On Criticism and Photography

On Criticism

“Now that we are more aware of how destructive criticism can be, most people are putting more thought into their words. Ever so often however, it still strikes me how insensitive the other group can be.

Art is very personal and one of the things where I`ve always been reluctant to say I dislike it. I was going to do a photography project with a a friend last year, but I abandoned it quickly, because there was one person who regularly and very warmly praised my friends`work while equally constantly and rather mercilessly slagging mine: “You can`t see a thing!” – “All I see is a tree there in the corner, but what`s the rest?” – “Much too bright, makes my eyes hurt!” – “As usual, it`s photoshopped to death! Can anybody recognize anything at all, as I certainly can`t, just a blur…”

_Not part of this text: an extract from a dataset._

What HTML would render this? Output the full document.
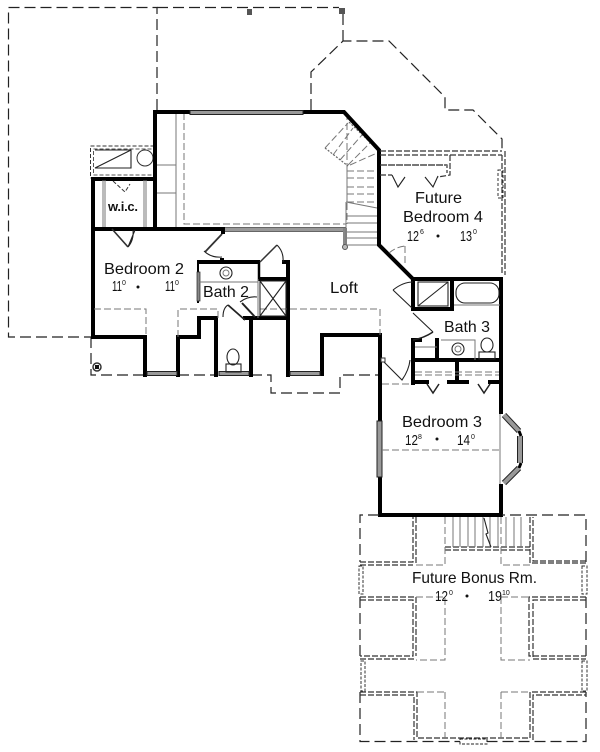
<!DOCTYPE html>
<html><head><meta charset="utf-8"><style>
html,body{margin:0;padding:0;background:#fff;width:600px;height:752px;overflow:hidden}
svg{display:block}
text{font-family:"Liberation Sans",sans-serif;fill:#111;font-size:16px}
.n{font-size:15px}
.u{font-size:7px}
.w{fill:none;stroke:#000;stroke-width:4;stroke-linejoin:miter;stroke-linecap:square}
.t{fill:none;stroke:#222;stroke-width:1.1}
.g{fill:none;stroke:#777;stroke-width:1}
.l{fill:none;stroke:#222;stroke-width:1.2;stroke-dasharray:11 5}
.s{fill:none;stroke:#333;stroke-width:1.2;stroke-dasharray:6 2}
.f{fill:none;stroke:#777;stroke-width:1;stroke-dasharray:7 3}
.win{fill:#999;stroke:#222;stroke-width:1}
</style></head><body>
<svg width="600" height="752" viewBox="0 0 600 752" xmlns="http://www.w3.org/2000/svg">
<!-- roof outlines -->
<path class="l" d="M157 110V7.500H8.500V337H92"/>
<path class="l" d="M157 7.500H339M343 14V41"/>
<path class="l" d="M311 110V72L343 41H389L445 97V110H473L502 139V151"/>
<rect x="247" y="9" width="5" height="6" fill="#555"/><rect x="339" y="8" width="6" height="6" fill="#555"/>
<path class="l" d="M91 337V375H145M178 375H216M251 375H271V393H340V375H378"/>
<circle cx="97" cy="367" r="4" fill="none" stroke="#333" stroke-width="1.500"/><rect x="95" y="365" width="4" height="4" fill="#111"/>
<!-- balcony/upper -->
<rect x="90.500" y="146" width="64" height="32" fill="none" stroke="#333" stroke-dasharray="4 2"/>
<rect x="93.500" y="149" width="61" height="26" fill="none" stroke="#555" stroke-dasharray="4 2"/>
<path class="t" d="M95 150H131V168H95L131 150"/><circle cx="145" cy="158" r="8" class="g" style="stroke:#333"/>
<!-- interior thin -->
<path class="g" d="M176 113V227M157 165H176M157 193H176"/>
<path class="f" d="M184 113V224H346"/>
<path class="f" d="M347 113V224"/>
<path d="M224 229.500H346" stroke="#999" stroke-width="4"/><path d="M224 227.500H346M224 231.500H346" stroke="#444" stroke-width=".7"/>
<path d="M345 228V247" stroke="#888" stroke-width="4"/><circle cx="345" cy="247" r="2.500" fill="#bbb" stroke="#555"/>
<!-- stairs -->
<path class="f" d="M325 148L348 123M333 155L353 128M340 160L362 135M348 165L370 143M350 165L377 153"/>
<path d="M325 148L348 166M349 122L378 150" stroke="#666" stroke-width="1.200" stroke-dasharray="2 1.500" fill="none"/>
<path class="f" d="M347 166V202M347 171H377M347 178H377M347 187H377M347 194H377M347 202H377"/>
<path class="g" d="M346 202L377 208M347 216H378M347 223H378M347 232H378M347 238H378M347 245H378M346 202V245"/>
<!-- walls -->
<path class="w" d="M223 229H93V337H145V375M178 375V337H199V318H216V375M251 375V318M245 318H288M288 264V375"/>
<path class="w" d="M93 229V179H155M155 229V112H190M303 112H344L379 150V245L413 279H501V515H380V335H322V374"/>
<path class="w" d="M199 262H258M284 262H288M260 279H288"/>
<path d="M198 262V303" stroke="#000" stroke-width="2"/>
<path d="M259 262V279" stroke="#000" stroke-width="2.500"/>
<path class="w" d="M413 279V309H452V279M413 340V383M413 360H501M437 340V360M413 340H420M413 382H427M449 382H467M490 382H501M457 360V382"/>
<rect x="499" y="414" width="6" height="70" fill="#fff"/>
<!-- windows -->
<rect x="190" y="110.500" width="113" height="4" class="win"/>
<rect x="147" y="371.500" width="30" height="4" class="win"/>
<rect x="219" y="371.500" width="30" height="4" class="win"/>
<rect x="290" y="371.500" width="30" height="4" class="win"/>
<rect x="377" y="421" width="5" height="56" class="win"/>
<path d="M504 415L519 431" stroke="#222" stroke-width="6"/><path d="M504 415L519 431" stroke="#999" stroke-width="4"/>
<path d="M520 436V463" stroke="#222" stroke-width="6"/><path d="M520 436V463" stroke="#999" stroke-width="4"/>
<path d="M519 468L504 483" stroke="#222" stroke-width="6"/><path d="M519 468L504 483" stroke="#999" stroke-width="4"/>
<path d="M519 431L521 436M521 463L519 468" stroke="#000" stroke-width="3"/>
<rect x="197" y="272" width="3" height="29" fill="#888" stroke="#222" stroke-width=".7"/>
<!-- dashed ceiling lines -->
<path class="f" d="M94 309H146V337M178 337V309H218V318"/>
<path class="f" d="M260 309H380V335"/>
<path class="f" d="M382 450H501M382 384H412"/>
<path class="g" d="M500 414V484"/>
<!-- doors -->
<path d="M112 229L128 247" stroke="#333" stroke-width="1.600"/><path class="t" d="M128 247Q134 240 133 230M128 247L135 230" style="stroke-dasharray:none"/>
<path d="M205 252L222 234" stroke="#333" stroke-width="1.800"/><path class="t" d="M204 251Q211 258 222 257"/>
<rect x="221" y="229" width="4" height="5" fill="#000"/><rect x="220" y="258" width="4" height="3" fill="#000"/>
<path d="M260 262L277 245" stroke="#333" stroke-width="1.500"/><path class="t" d="M277 245Q284 252 283 262"/>
<!-- bath2 -->
<circle cx="226" cy="273" r="6" class="t"/><circle cx="226" cy="273" r="3" class="g"/>
<path class="g" d="M199 282H258M258 279V318"/>
<path class="t" d="M260 281H286V316H260V281M260 281L286 316M286 281L260 316"/>
<path d="M228 305L245 320" stroke="#222" stroke-width="1.800"/><path d="M242 303L255 317" stroke="#222" stroke-width="2"/>
<path class="t" d="M223 317Q223 308 228 305M240 302Q248 296 257 297"/>
<ellipse cx="233" cy="357" rx="6" ry="8" class="t"/><rect x="226" y="364" width="15" height="8" class="t"/>
<!-- wic -->
<path class="g" d="M103 180V227M105 180V227M144 180V227M146 180V227"/>
<path d="M113 181L125 192L130 184" fill="none" stroke="#333" stroke-dasharray="4 2"/>
<!-- future bed 4 -->
<path class="s" d="M380 151H502M380 155H448M380 165H447V173M450 155H502M450 155V175L438 177M380 175H392"/>
<path class="s" d="M502 155V275M505 151V275"/>
<path class="s" d="M381 165H447" style="stroke-width:2;stroke:#777"/>
<path class="t" d="M392 175L398 187L405 177M425 177L433 187L438 176"/>
<rect x="498" y="170" width="5" height="28" fill="none" stroke="#333" stroke-dasharray="3 2"/>
<path class="f" d="M405 246V265M389 253Q396 247 405 246"/>
<!-- bath 3 -->
<rect x="418" y="282" width="30" height="24" class="t"/><path class="t" d="M418 306L448 282"/>
<rect x="456" y="283" width="43" height="20" rx="9" class="t"/>
<path class="g" d="M454 305H500M441 340H475V360M415 347H437"/>
<circle cx="458" cy="349" r="6" class="t"/><circle cx="458" cy="349" r="3" class="g"/>
<ellipse cx="487" cy="345" rx="6" ry="7" class="t"/><rect x="479" y="352" width="16" height="7" class="t"/>
<path class="t" d="M393 290Q403 282 413 282M393 290L412 308M413 313L433 332"/>
<path d="M413 340Q424 338 433 332" fill="none" stroke="#222" stroke-width="1.500"/>
<path d="M383 361L402 380Q409 370 410 360" class="t"/><rect x="381" y="358" width="4" height="4" fill="#fff" stroke="#333"/>
<!-- closets bed 3 -->
<path class="f" d="M415 372H499M415 375H499"/>
<path class="t" d="M427 384L433 393L439 384M478 384L484 393L490 384" style="stroke-width:1.500"/>
<!-- Bonus outer -->
<path class="l" d="M379 515H360V562M360 597V656M360 692V741.500H586V692M586 656V597M586 562V515H502"/>
<!-- Bonus double lines -->
<path class="s" d="M360 562H413V517M416 517V564M360 565H413"/>
<path class="s" d="M586 561H533V517M530 517V563H586"/>
<path class="s" d="M360 597H416V656M360 600H413V656H360M360 659H416"/>
<path class="s" d="M586 597H529V656H586M586 600H533V659H586"/>
<path class="s" d="M360 692H417V738H530V692H586M360 695H414V740M533 740V695H586"/>
<path class="s" d="M445 547H530M445 550H530"/>
<!-- Bonus thin -->
<path class="f" d="M416 565H445V517M501 517V565H530M416 597H445V660H416M501 597V660H530M501 597H530M445 692V738M417 692H445M501 692V738M501 692H530"/>
<path class="g" d="M453 517V547M460 517V547M468 517V547M475 517V547M483 517V547M490 517V547M498 517V547M506 517V547M514 517V547M521 517V547"/>
<path class="t" d="M484 518L488 533L486 534L491 547"/>
<rect x="359" y="566" width="4" height="28" fill="none" stroke="#333" stroke-dasharray="3 1.500"/>
<rect x="361" y="661" width="4" height="30" fill="none" stroke="#333" stroke-dasharray="3 1.500"/>
<rect x="582" y="566" width="5" height="28" fill="none" stroke="#333" stroke-dasharray="3 1.500"/>
<rect x="582" y="661" width="5" height="30" fill="none" stroke="#333" stroke-dasharray="3 1.500"/>
<rect x="460" y="739" width="27" height="5" fill="#fff" stroke="#222" stroke-dasharray="3 1.500"/>
<!-- labels -->
<text x="104" y="274" textLength="80" lengthAdjust="spacingAndGlyphs">Bedroom 2</text>
<text x="112" y="291" class="n" textLength="10" lengthAdjust="spacingAndGlyphs">11</text><text x="122" y="285" class="u">0</text>
<circle cx="138" cy="287" r="1.500" fill="#111"/>
<text x="165" y="291" class="n" textLength="10" lengthAdjust="spacingAndGlyphs">11</text><text x="175" y="285" class="u">0</text>
<text x="108" y="211" style="font-size:13px;font-weight:bold" textLength="30">w.i.c.</text>
<text x="203" y="297" textLength="46" lengthAdjust="spacingAndGlyphs">Bath 2</text>
<text x="330" y="293" textLength="28" lengthAdjust="spacingAndGlyphs">Loft</text>
<text x="415" y="203" textLength="47" lengthAdjust="spacingAndGlyphs">Future</text>
<text x="403" y="222" textLength="80" lengthAdjust="spacingAndGlyphs">Bedroom 4</text>
<text x="407" y="241" class="n" textLength="12" lengthAdjust="spacingAndGlyphs">12</text><text x="420" y="234" class="u">6</text>
<circle cx="438" cy="236" r="1.500" fill="#111"/>
<text x="460" y="241" class="n" textLength="12" lengthAdjust="spacingAndGlyphs">13</text><text x="473" y="234" class="u">0</text>
<text x="444" y="332" textLength="46" lengthAdjust="spacingAndGlyphs">Bath 3</text>
<text x="402" y="427" textLength="80" lengthAdjust="spacingAndGlyphs">Bedroom 3</text>
<text x="405" y="445" class="n" textLength="13" lengthAdjust="spacingAndGlyphs">12</text><text x="418" y="439" class="u">8</text>
<circle cx="437" cy="439" r="1.500" fill="#111"/>
<text x="457" y="445" class="n" textLength="13" lengthAdjust="spacingAndGlyphs">14</text><text x="471" y="439" class="u">0</text>
<text x="412" y="583" textLength="125" lengthAdjust="spacingAndGlyphs">Future Bonus Rm.</text>
<text x="435" y="601" class="n" textLength="13" lengthAdjust="spacingAndGlyphs">12</text><text x="449" y="595" class="u">0</text>
<circle cx="467" cy="596" r="1.500" fill="#111"/>
<text x="488" y="601" class="n" textLength="14" lengthAdjust="spacingAndGlyphs">19</text><text x="502" y="595" class="u">10</text>
</svg>
</body></html>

In my heart of hearts, I realized that our photography styles are very different, and what we were dealing with was simply a matter of personal preference. However, I didn`t take well to those words, and to this day, I`m still reluctant to show my work again. Which annoys me, as I`m proud of it. It shouldn`t matter that that one person doesn`t like it, and it shouldn`t be my problem that she doesn`t know how to say so in a kinder way. (Actually, if you have nothing nice to say, and you`re not asked for an opinion, I`d rather say nothing).”

On Photography

The piece above was written 10 months ago, on 25 August 2015, and of course I wrote it because I was annoyed at and wanted to overcome my own reluctance to publish my things.

Mainly for confidence, I bought a proper camera, did a course in digital photography and otherwise did what I like best: photoshop everything, and the creative rather than the remedial way.

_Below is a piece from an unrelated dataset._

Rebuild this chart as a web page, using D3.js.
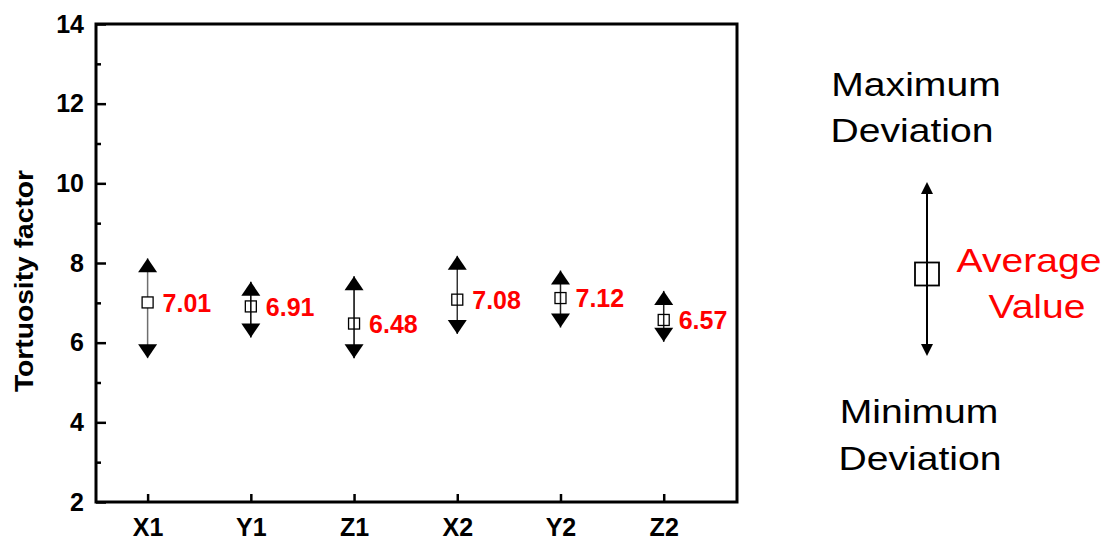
<!DOCTYPE html>
<html>
<head>
<meta charset="utf-8">
<script src="https://cdn.jsdelivr.net/npm/d3@7"></script>
<style>
  html, body { margin: 0; padding: 0; background: #fff; }
  svg { display: block; }
  text { font-family: "Liberation Sans", Arial, sans-serif; }
</style>
</head>
<body>
<svg id="chart" width="1113" height="546"></svg>
<script>
// Tortuosity factor per sample direction: average with max / min deviation
const categories = ["X1", "Y1", "Z1", "X2", "Y2", "Z2"];
const averages   = [7.01, 6.91, 6.48, 7.08, 7.12, 6.57];
const maxima     = [8.12, 7.53, 7.67, 8.18, 7.81, 7.30];
const minima     = [5.61, 6.13, 5.61, 6.22, 6.38, 6.02];
const yTicks     = [2, 4, 6, 8, 10, 12, 14];
const yMinorTicks = [3, 5, 7, 9, 11, 13];

(function draw() {
  const svg = d3.select("#chart");
  const plotLeft = 96, plotRight = 737, plotTop = 24, plotBottom = 502;

  const x = d3.scaleLinear().domain([0.5, 6.71]).range([plotLeft, plotRight]);
  const y = d3.scaleLinear().domain([2, 14]).range([plotBottom, plotTop]);

  const rows = categories.map((c, i) => ({
    cat: c, pos: i + 1, avg: averages[i], max: maxima[i], min: minima[i]
  }));

  // Frame
  svg.append("rect")
    .attr("x", plotLeft).attr("y", plotTop)
    .attr("width", plotRight - plotLeft).attr("height", plotBottom - plotTop)
    .attr("fill", "none").attr("stroke", "#000").attr("stroke-width", 3);

  // Y axis (ticks pointing inward)
  const yAxis = d3.axisLeft(y).tickValues(yTicks).tickSize(-10).tickPadding(12)
    .tickFormat(d3.format("d"));
  const gy = svg.append("g").attr("transform", `translate(${plotLeft},0)`).call(yAxis);
  gy.select(".domain").remove();
  gy.selectAll(".tick line").attr("stroke", "#000").attr("stroke-width", 2.5);
  gy.selectAll(".tick text")
    .attr("font-size", 25).attr("font-weight", "bold").attr("fill", "#000")
    .attr("font-family", "'Liberation Sans', Arial, sans-serif")
    .attr("dy", "0.33em");

  const yMinor = d3.axisLeft(y).tickValues(yMinorTicks).tickSize(-5).tickFormat("");
  const gym = svg.append("g").attr("transform", `translate(${plotLeft},0)`).call(yMinor);
  gym.select(".domain").remove();
  gym.selectAll(".tick line").attr("stroke", "#000").attr("stroke-width", 2.5);

  // X axis (category ticks pointing inward)
  const xAxis = d3.axisBottom(x).tickValues(rows.map(r => r.pos)).tickSize(-8).tickPadding(16)
    .tickFormat(d => categories[d - 1]);
  const gx = svg.append("g").attr("transform", `translate(0,${plotBottom})`).call(xAxis);
  gx.select(".domain").remove();
  gx.selectAll(".tick line").attr("stroke", "#000").attr("stroke-width", 2.5);
  gx.selectAll(".tick text")
    .attr("font-size", 25).attr("font-weight", "bold").attr("fill", "#000")
    .attr("font-family", "'Liberation Sans', Arial, sans-serif")
    .attr("dy", "0.71em");

  // Y axis title
  svg.append("text")
    .attr("transform", `translate(33,281) rotate(-90) scale(1.13,1)`)
    .attr("text-anchor", "middle")
    .attr("font-size", 25).attr("font-weight", "bold").attr("fill", "#000")
    .text("Tortuosity factor");

  // Deviation bars
  const lineColors = ["#6e6e6e", "#000", "#000", "#333", "#222", "#222"];
  const triW = 19, triH = 14, box = 11;

  const g = svg.append("g").selectAll("g").data(rows).join("g");

  g.append("line")
    .attr("x1", d => x(d.pos)).attr("x2", d => x(d.pos))
    .attr("y1", d => y(d.max)).attr("y2", d => y(d.min))
    .attr("stroke", (d, i) => lineColors[i]).attr("stroke-width", 1.5);

  // up arrowhead with its tip on the maximum
  g.append("path")
    .attr("d", d => {
      const cx = x(d.pos), ty = y(d.max);
      return `M${cx},${ty} L${cx + triW / 2},${ty + triH} L${cx - triW / 2},${ty + triH} Z`;
    })
    .attr("fill", "#000");

  // down arrowhead with its tip on the minimum
  g.append("path")
    .attr("d", d => {
      const cx = x(d.pos), ty = y(d.min);
      return `M${cx},${ty} L${cx + triW / 2},${ty - triH} L${cx - triW / 2},${ty - triH} Z`;
    })
    .attr("fill", "#000");

  // average marker
  g.append("rect")
    .attr("x", d => x(d.pos) - box / 2).attr("y", d => y(d.avg) - box / 2)
    .attr("width", box).attr("height", box)
    .attr("fill", (d, i) => i === 0 ? "#fff" : "none")
    .attr("stroke", "#000").attr("stroke-width", 1.3);

  // value labels
  g.append("text")
    .attr("x", d => x(d.pos) + 15).attr("y", d => y(d.avg))
    .attr("dy", "0.37em")
    .attr("font-size", 25).attr("font-weight", "bold").attr("fill", "#f00")
    .text(d => d3.format(".2f")(d.avg));

  // Key
  const key = svg.append("g");
  const kx = 927, kTop = 182, kBot = 356, kMid = 274;
  key.append("line").attr("x1", kx).attr("x2", kx).attr("y1", kTop + 4).attr("y2", kBot - 4)
    .attr("stroke", "#000").attr("stroke-width", 2);
  key.append("path").attr("d", `M${kx},${kTop} L${kx + 6},${kTop + 12} L${kx - 6},${kTop + 12} Z`).attr("fill", "#000");
  key.append("path").attr("d", `M${kx},${kBot} L${kx + 6},${kBot - 12} L${kx - 6},${kBot - 12} Z`).attr("fill", "#000");
  key.append("rect").attr("x", kx - 12).attr("y", kMid - 11.5).attr("width", 24).attr("height", 23)
    .attr("fill", "none").attr("stroke", "#000").attr("stroke-width", 1.8);

  const keyLabels = [
    { t: "Maximum", x: 916, y: 96, c: "#000" },
    { t: "Deviation", x: 912, y: 142, c: "#000" },
    { t: "Minimum", x: 919, y: 423, c: "#000" },
    { t: "Deviation", x: 920, y: 470, c: "#000" },
    { t: "Average", x: 1029, y: 272, c: "#f00" },
    { t: "Value", x: 1037, y: 318, c: "#f00" }
  ];
  key.selectAll("text.k").data(keyLabels).join("text")
    .attr("class", "k")
    .attr("transform", d => `translate(${d.x},${d.y}) scale(1.15,1)`)
    .attr("text-anchor", "middle")
    .attr("font-size", 34).attr("fill", d => d.c)
    .text(d => d.t);
})();
</script>
</body>
</html>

And I started to upload the results not to where others keep theirs plain, but to where editing is explicitly desired. I started out with Instagram and then became bolder and shared my pics on facebook and twitter at the same time. Friends continued to like rather than slag them, so I started to upload them on on other platforms as well- platforms whose free filters and editing software I use (and who I want to give back to), and I quickly got kinda stuck with EyeEm, because that`s where I am most inspired by other contributors` work. They also allows me to simultaneously share on facebook and twitter, and I had some wonderful feedback from friends as well as strangers. There`s nothing quite like waking up to yet another re-tweet of one of your photos!!

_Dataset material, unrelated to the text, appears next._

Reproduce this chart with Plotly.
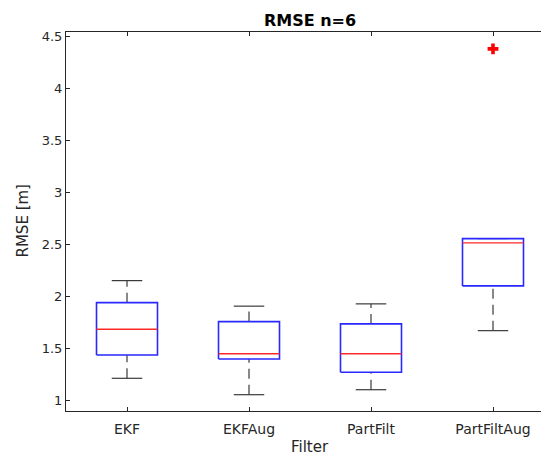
import plotly.graph_objects as go

categories = ["EKF", "EKFAug", "PartFilt", "PartFiltAug"]
q1 = [1.434, 1.395, 1.267, 2.099]
median = [1.682, 1.446, 1.446, 2.514]
q3 = [1.938, 1.755, 1.733, 2.555]
lower_whisker = [1.209, 1.051, 1.099, 1.668]
upper_whisker = [2.150, 1.904, 1.926, 2.555]
outlier_cat = ["PartFiltAug"]
outlier_val = [4.382]

yticks = [1, 1.5, 2, 2.5, 3, 3.5, 4, 4.5]

BOX_HALF = 0.25
CAP_HALF = 0.125
AX = "#262626"
FONT = "DejaVu Sans"
OFF = 8  # page body margin
W, H = 549 - OFF, 455 - OFF
ML, MR, MT, MB = 66 - OFF, 0, 32 - OFF, 44

pos = {c: i + 1 for i, c in enumerate(categories)}

bx, by, mx, my, wx, wy, cx, cy = [], [], [], [], [], [], [], []
for c, a, m, b, lo, hi in zip(categories, q1, median, q3, lower_whisker, upper_whisker):
    p = pos[c]
    bx += [p - BOX_HALF, p + BOX_HALF, p + BOX_HALF, p - BOX_HALF, p - BOX_HALF, None]
    by += [a, a, b, b, a, None]
    mx += [p - BOX_HALF, p + BOX_HALF, None]
    my += [m, m, None]
    wx += [p, p, None, p, p, None]
    wy += [b, hi, None, lo, a, None]
    cx += [p - CAP_HALF, p + CAP_HALF, None, p - CAP_HALF, p + CAP_HALF, None]
    cy += [hi, hi, None, lo, lo, None]

fig = go.Figure()
fig.add_trace(go.Scatter(x=wx, y=wy, mode="lines",
                         line=dict(color="#3a3a3a", width=1.2, dash="10px,6px"),
                         hoverinfo="skip"))
fig.add_trace(go.Scatter(x=cx, y=cy, mode="lines",
                         line=dict(color="#3a3a3a", width=1.2), hoverinfo="skip"))
fig.add_trace(go.Scatter(x=bx, y=by, mode="lines",
                         line=dict(color="rgb(40,40,255)", width=1.6), hoverinfo="skip"))
fig.add_trace(go.Scatter(x=mx, y=my, mode="lines",
                         line=dict(color="rgb(255,40,40)", width=1.4), hoverinfo="skip"))
fig.add_trace(go.Scatter(x=[pos[c] for c in outlier_cat], y=outlier_val, mode="markers",
                         marker=dict(symbol="cross", size=9, color="red", line=dict(width=0))))

PW = W - ML - MR
PH = H - MT - MB

fig.update_layout(
    width=W, height=H,
    margin=dict(l=ML, r=MR, t=MT, b=MB, autoexpand=False),
    paper_bgcolor="white", plot_bgcolor="white",
    showlegend=False,
    font=dict(family=FONT, color=AX, size=13),
    title=dict(text="<b>RMSE n=6</b>", x=(310 - OFF) / W, xanchor="center",
               y=1 - (20 - OFF) / H, yanchor="middle",
               font=dict(family=FONT, size=16, color="black")),
    annotations=[
        dict(text="Filter", xref="paper", yref="paper",
             x=(310 - 66) / PW, xanchor="center",
             y=-(447 - 411) / PH, yanchor="middle", showarrow=False,
             font=dict(size=15, color=AX)),
        dict(text="RMSE [m]", xref="paper", yref="paper",
             x=-(66 - 22) / PW, xanchor="center",
             y=0.5, yanchor="middle", textangle=-90, showarrow=False,
             font=dict(size=15, color=AX)),
    ],
)
fig.update_xaxes(
    range=[0.5, 0.5 + PW / 122], tickmode="array", tickvals=[pos[c] for c in categories],
    ticktext=categories, ticks="inside", ticklen=4, tickcolor=AX,
    showline=True, linecolor=AX, linewidth=1, mirror="ticks",
    showgrid=False, zeroline=False, automargin=False, ticklabelstandoff=5,
    tickfont=dict(size=14, color=AX),
)
fig.update_yaxes(
    range=[0.894, 4.545], tickmode="array", tickvals=yticks,
    ticktext=[f"{v:g}" for v in yticks], ticks="inside", ticklen=4, tickcolor=AX,
    showline=True, linecolor=AX, linewidth=1, mirror="ticks",
    showgrid=False, zeroline=False, automargin=False,
    tickfont=dict(size=13, color=AX),
)

fig.write_html("out.html")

At least, until that happened…

Unfortunately, the first one will probably not be published anywhere else because it`s a smartphone photo which will no longer look sharp when blown up (a criterium for Alamy, and probably Getty as well, but it feels great to have your work recognised like that. ❤ ❤ ❤


2 thoughts on “On Criticism and Photography

    • culbia says:

      They are jellybeans. They were on the tables in the conference room where I attended my first Open University tutorial. I just had to take a picture, and on my bus journey home, I started to play. Flattered they like it, but sadly, it`ll not make it very far. If you blow it up, it`s very apparent that it`s just a smartphone picture taken in artificial light.